** start of INFORMATION SHOWN **

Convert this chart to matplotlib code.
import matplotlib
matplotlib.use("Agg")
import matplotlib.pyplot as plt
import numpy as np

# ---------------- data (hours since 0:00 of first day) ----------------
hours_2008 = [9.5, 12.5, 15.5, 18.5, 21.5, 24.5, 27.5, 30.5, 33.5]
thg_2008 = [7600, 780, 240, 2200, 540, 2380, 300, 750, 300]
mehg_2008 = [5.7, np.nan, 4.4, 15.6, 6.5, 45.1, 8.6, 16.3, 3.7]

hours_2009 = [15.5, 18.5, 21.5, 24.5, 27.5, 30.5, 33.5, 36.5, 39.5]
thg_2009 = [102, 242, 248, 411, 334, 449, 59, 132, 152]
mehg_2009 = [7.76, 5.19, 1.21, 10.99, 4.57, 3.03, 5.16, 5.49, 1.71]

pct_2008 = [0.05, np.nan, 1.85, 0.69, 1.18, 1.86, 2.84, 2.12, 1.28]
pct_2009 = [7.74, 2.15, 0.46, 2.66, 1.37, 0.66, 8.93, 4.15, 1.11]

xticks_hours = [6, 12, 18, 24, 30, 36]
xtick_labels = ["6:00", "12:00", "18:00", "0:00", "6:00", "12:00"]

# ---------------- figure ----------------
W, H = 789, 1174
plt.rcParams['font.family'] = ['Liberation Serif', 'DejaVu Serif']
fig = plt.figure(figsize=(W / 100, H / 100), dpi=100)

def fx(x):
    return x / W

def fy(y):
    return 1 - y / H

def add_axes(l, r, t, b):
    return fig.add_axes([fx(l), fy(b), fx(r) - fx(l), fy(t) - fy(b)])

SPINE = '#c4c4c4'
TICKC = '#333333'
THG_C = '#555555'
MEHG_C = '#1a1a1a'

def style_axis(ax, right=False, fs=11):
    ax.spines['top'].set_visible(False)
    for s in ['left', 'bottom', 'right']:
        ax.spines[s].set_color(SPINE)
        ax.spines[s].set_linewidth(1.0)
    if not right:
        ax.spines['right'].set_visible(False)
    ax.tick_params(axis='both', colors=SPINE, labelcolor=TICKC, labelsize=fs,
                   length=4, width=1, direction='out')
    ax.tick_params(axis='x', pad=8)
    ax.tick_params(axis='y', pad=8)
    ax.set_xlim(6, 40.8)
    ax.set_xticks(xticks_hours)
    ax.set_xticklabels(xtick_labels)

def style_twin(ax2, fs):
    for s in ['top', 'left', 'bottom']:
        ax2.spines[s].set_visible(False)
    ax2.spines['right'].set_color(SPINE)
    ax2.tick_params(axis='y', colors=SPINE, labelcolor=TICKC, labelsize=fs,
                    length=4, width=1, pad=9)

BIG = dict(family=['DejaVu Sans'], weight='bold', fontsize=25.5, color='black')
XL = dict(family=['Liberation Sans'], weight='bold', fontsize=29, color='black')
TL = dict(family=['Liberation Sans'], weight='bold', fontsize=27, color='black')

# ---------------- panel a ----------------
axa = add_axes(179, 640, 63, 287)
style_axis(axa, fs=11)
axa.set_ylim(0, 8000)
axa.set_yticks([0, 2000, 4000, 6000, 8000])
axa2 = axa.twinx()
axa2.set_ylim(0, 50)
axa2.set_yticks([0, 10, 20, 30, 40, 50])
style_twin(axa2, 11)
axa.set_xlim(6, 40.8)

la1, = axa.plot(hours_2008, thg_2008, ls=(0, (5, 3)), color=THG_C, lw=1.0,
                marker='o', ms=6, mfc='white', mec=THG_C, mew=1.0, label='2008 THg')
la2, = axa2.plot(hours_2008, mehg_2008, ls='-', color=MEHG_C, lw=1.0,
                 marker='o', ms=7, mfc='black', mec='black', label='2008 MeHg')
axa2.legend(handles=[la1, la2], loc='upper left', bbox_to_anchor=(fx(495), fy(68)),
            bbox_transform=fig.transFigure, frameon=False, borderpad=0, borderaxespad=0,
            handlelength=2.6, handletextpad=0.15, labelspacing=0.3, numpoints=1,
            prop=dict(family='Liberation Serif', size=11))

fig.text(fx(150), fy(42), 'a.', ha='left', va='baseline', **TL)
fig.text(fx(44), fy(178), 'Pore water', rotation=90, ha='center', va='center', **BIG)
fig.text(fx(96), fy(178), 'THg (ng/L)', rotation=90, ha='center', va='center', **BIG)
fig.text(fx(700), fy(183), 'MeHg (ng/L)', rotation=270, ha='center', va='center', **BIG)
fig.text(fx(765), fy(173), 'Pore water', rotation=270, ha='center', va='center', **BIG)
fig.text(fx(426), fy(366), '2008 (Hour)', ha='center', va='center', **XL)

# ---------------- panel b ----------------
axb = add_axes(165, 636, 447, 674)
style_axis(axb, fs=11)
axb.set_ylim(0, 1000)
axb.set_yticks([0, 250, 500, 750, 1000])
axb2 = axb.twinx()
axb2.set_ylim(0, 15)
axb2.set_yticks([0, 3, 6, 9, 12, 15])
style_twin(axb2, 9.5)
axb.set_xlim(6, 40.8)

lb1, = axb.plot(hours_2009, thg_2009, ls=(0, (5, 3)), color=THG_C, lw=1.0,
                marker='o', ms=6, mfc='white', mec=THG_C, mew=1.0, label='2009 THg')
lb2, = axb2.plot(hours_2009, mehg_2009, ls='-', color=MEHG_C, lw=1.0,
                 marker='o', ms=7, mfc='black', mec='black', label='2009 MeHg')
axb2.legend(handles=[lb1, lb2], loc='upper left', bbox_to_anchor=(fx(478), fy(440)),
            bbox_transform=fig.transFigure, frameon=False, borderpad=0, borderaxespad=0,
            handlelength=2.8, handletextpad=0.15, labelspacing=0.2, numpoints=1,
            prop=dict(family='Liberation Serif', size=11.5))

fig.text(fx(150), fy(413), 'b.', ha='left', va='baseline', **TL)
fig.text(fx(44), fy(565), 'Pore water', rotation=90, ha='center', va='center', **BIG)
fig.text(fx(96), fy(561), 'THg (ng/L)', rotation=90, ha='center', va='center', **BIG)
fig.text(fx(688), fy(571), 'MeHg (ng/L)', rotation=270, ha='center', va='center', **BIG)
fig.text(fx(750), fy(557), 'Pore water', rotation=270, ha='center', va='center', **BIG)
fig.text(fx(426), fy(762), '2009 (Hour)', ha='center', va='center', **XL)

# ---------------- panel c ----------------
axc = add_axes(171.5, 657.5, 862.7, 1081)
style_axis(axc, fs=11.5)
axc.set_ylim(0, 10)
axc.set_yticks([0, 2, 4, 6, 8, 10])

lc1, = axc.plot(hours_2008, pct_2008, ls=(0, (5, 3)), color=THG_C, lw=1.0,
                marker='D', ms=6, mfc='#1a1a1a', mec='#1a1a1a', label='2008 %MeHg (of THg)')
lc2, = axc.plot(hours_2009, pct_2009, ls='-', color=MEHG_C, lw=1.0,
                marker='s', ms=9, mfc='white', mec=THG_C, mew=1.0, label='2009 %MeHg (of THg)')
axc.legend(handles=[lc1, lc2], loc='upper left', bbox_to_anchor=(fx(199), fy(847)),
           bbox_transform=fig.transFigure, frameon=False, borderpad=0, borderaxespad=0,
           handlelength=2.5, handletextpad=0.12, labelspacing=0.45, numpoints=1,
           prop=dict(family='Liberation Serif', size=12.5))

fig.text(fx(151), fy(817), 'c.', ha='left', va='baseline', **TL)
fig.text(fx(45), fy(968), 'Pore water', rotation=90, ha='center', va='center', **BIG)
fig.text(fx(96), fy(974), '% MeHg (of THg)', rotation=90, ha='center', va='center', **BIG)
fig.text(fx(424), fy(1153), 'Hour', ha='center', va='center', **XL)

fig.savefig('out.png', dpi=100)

** end of INFORMATION SHOWN **

THE REQUEST: Reproduce the material above exactly; please quote every line of it.

IN RESPONSE:
Convert this chart to matplotlib code.
import matplotlib
matplotlib.use("Agg")
import matplotlib.pyplot as plt
import numpy as np

# ---------------- data (hours since 0:00 of first day) ----------------
hours_2008 = [9.5, 12.5, 15.5, 18.5, 21.5, 24.5, 27.5, 30.5, 33.5]
thg_2008 = [7600, 780, 240, 2200, 540, 2380, 300, 750, 300]
mehg_2008 = [5.7, np.nan, 4.4, 15.6, 6.5, 45.1, 8.6, 16.3, 3.7]

hours_2009 = [15.5, 18.5, 21.5, 24.5, 27.5, 30.5, 33.5, 36.5, 39.5]
thg_2009 = [102, 242, 248, 411, 334, 449, 59, 132, 152]
mehg_2009 = [7.76, 5.19, 1.21, 10.99, 4.57, 3.03, 5.16, 5.49, 1.71]

pct_2008 = [0.05, np.nan, 1.85, 0.69, 1.18, 1.86, 2.84, 2.12, 1.28]
pct_2009 = [7.74, 2.15, 0.46, 2.66, 1.37, 0.66, 8.93, 4.15, 1.11]

xticks_hours = [6, 12, 18, 24, 30, 36]
xtick_labels = ["6:00", "12:00", "18:00", "0:00", "6:00", "12:00"]

# ---------------- figure ----------------
W, H = 789, 1174
plt.rcParams['font.family'] = ['Liberation Serif', 'DejaVu Serif']
fig = plt.figure(figsize=(W / 100, H / 100), dpi=100)

def fx(x):
    return x / W

def fy(y):
    return 1 - y / H

def add_axes(l, r, t, b):
    return fig.add_axes([fx(l), fy(b), fx(r) - fx(l), fy(t) - fy(b)])

SPINE = '#c4c4c4'
TICKC = '#333333'
THG_C = '#555555'
MEHG_C = '#1a1a1a'

def style_axis(ax, right=False, fs=11):
    ax.spines['top'].set_visible(False)
    for s in ['left', 'bottom', 'right']:
        ax.spines[s].set_color(SPINE)
        ax.spines[s].set_linewidth(1.0)
    if not right:
        ax.spines['right'].set_visible(False)
    ax.tick_params(axis='both', colors=SPINE, labelcolor=TICKC, labelsize=fs,
                   length=4, width=1, direction='out')
    ax.tick_params(axis='x', pad=8)
    ax.tick_params(axis='y', pad=8)
    ax.set_xlim(6, 40.8)
    ax.set_xticks(xticks_hours)
    ax.set_xticklabels(xtick_labels)

def style_twin(ax2, fs):
    for s in ['top', 'left', 'bottom']:
        ax2.spines[s].set_visible(False)
    ax2.spines['right'].set_color(SPINE)
    ax2.tick_params(axis='y', colors=SPINE, labelcolor=TICKC, labelsize=fs,
                    length=4, width=1, pad=9)

BIG = dict(family=['DejaVu Sans'], weight='bold', fontsize=25.5, color='black')
XL = dict(family=['Liberation Sans'], weight='bold', fontsize=29, color='black')
TL = dict(family=['Liberation Sans'], weight='bold', fontsize=27, color='black')

# ---------------- panel a ----------------
axa = add_axes(179, 640, 63, 287)
style_axis(axa, fs=11)
axa.set_ylim(0, 8000)
axa.set_yticks([0, 2000, 4000, 6000, 8000])
axa2 = axa.twinx()
axa2.set_ylim(0, 50)
axa2.set_yticks([0, 10, 20, 30, 40, 50])
style_twin(axa2, 11)
axa.set_xlim(6, 40.8)

la1, = axa.plot(hours_2008, thg_2008, ls=(0, (5, 3)), color=THG_C, lw=1.0,
                marker='o', ms=6, mfc='white', mec=THG_C, mew=1.0, label='2008 THg')
la2, = axa2.plot(hours_2008, mehg_2008, ls='-', color=MEHG_C, lw=1.0,
                 marker='o', ms=7, mfc='black', mec='black', label='2008 MeHg')
axa2.legend(handles=[la1, la2], loc='upper left', bbox_to_anchor=(fx(495), fy(68)),
            bbox_transform=fig.transFigure, frameon=False, borderpad=0, borderaxespad=0,
            handlelength=2.6, handletextpad=0.15, labelspacing=0.3, numpoints=1,
            prop=dict(family='Liberation Serif', size=11))

fig.text(fx(150), fy(42), 'a.', ha='left', va='baseline', **TL)
fig.text(fx(44), fy(178), 'Pore water', rotation=90, ha='center', va='center', **BIG)
fig.text(fx(96), fy(178), 'THg (ng/L)', rotation=90, ha='center', va='center', **BIG)
fig.text(fx(700), fy(183), 'MeHg (ng/L)', rotation=270, ha='center', va='center', **BIG)
fig.text(fx(765), fy(173), 'Pore water', rotation=270, ha='center', va='center', **BIG)
fig.text(fx(426), fy(366), '2008 (Hour)', ha='center', va='center', **XL)

# ---------------- panel b ----------------
axb = add_axes(165, 636, 447, 674)
style_axis(axb, fs=11)
axb.set_ylim(0, 1000)
axb.set_yticks([0, 250, 500, 750, 1000])
axb2 = axb.twinx()
axb2.set_ylim(0, 15)
axb2.set_yticks([0, 3, 6, 9, 12, 15])
style_twin(axb2, 9.5)
axb.set_xlim(6, 40.8)

lb1, = axb.plot(hours_2009, thg_2009, ls=(0, (5, 3)), color=THG_C, lw=1.0,
                marker='o', ms=6, mfc='white', mec=THG_C, mew=1.0, label='2009 THg')
lb2, = axb2.plot(hours_2009, mehg_2009, ls='-', color=MEHG_C, lw=1.0,
                 marker='o', ms=7, mfc='black', mec='black', label='2009 MeHg')
axb2.legend(handles=[lb1, lb2], loc='upper left', bbox_to_anchor=(fx(478), fy(440)),
            bbox_transform=fig.transFigure, frameon=False, borderpad=0, borderaxespad=0,
            handlelength=2.8, handletextpad=0.15, labelspacing=0.2, numpoints=1,
            prop=dict(family='Liberation Serif', size=11.5))

fig.text(fx(150), fy(413), 'b.', ha='left', va='baseline', **TL)
fig.text(fx(44), fy(565), 'Pore water', rotation=90, ha='center', va='center', **BIG)
fig.text(fx(96), fy(561), 'THg (ng/L)', rotation=90, ha='center', va='center', **BIG)
fig.text(fx(688), fy(571), 'MeHg (ng/L)', rotation=270, ha='center', va='center', **BIG)
fig.text(fx(750), fy(557), 'Pore water', rotation=270, ha='center', va='center', **BIG)
fig.text(fx(426), fy(762), '2009 (Hour)', ha='center', va='center', **XL)

# ---------------- panel c ----------------
axc = add_axes(171.5, 657.5, 862.7, 1081)
style_axis(axc, fs=11.5)
axc.set_ylim(0, 10)
axc.set_yticks([0, 2, 4, 6, 8, 10])

lc1, = axc.plot(hours_2008, pct_2008, ls=(0, (5, 3)), color=THG_C, lw=1.0,
                marker='D', ms=6, mfc='#1a1a1a', mec='#1a1a1a', label='2008 %MeHg (of THg)')
lc2, = axc.plot(hours_2009, pct_2009, ls='-', color=MEHG_C, lw=1.0,
                marker='s', ms=9, mfc='white', mec=THG_C, mew=1.0, label='2009 %MeHg (of THg)')
axc.legend(handles=[lc1, lc2], loc='upper left', bbox_to_anchor=(fx(199), fy(847)),
           bbox_transform=fig.transFigure, frameon=False, borderpad=0, borderaxespad=0,
           handlelength=2.5, handletextpad=0.12, labelspacing=0.45, numpoints=1,
           prop=dict(family='Liberation Serif', size=12.5))

fig.text(fx(151), fy(817), 'c.', ha='left', va='baseline', **TL)
fig.text(fx(45), fy(968), 'Pore water', rotation=90, ha='center', va='center', **BIG)
fig.text(fx(96), fy(974), '% MeHg (of THg)', rotation=90, ha='center', va='center', **BIG)
fig.text(fx(424), fy(1153), 'Hour', ha='center', va='center', **XL)

fig.savefig('out.png', dpi=100)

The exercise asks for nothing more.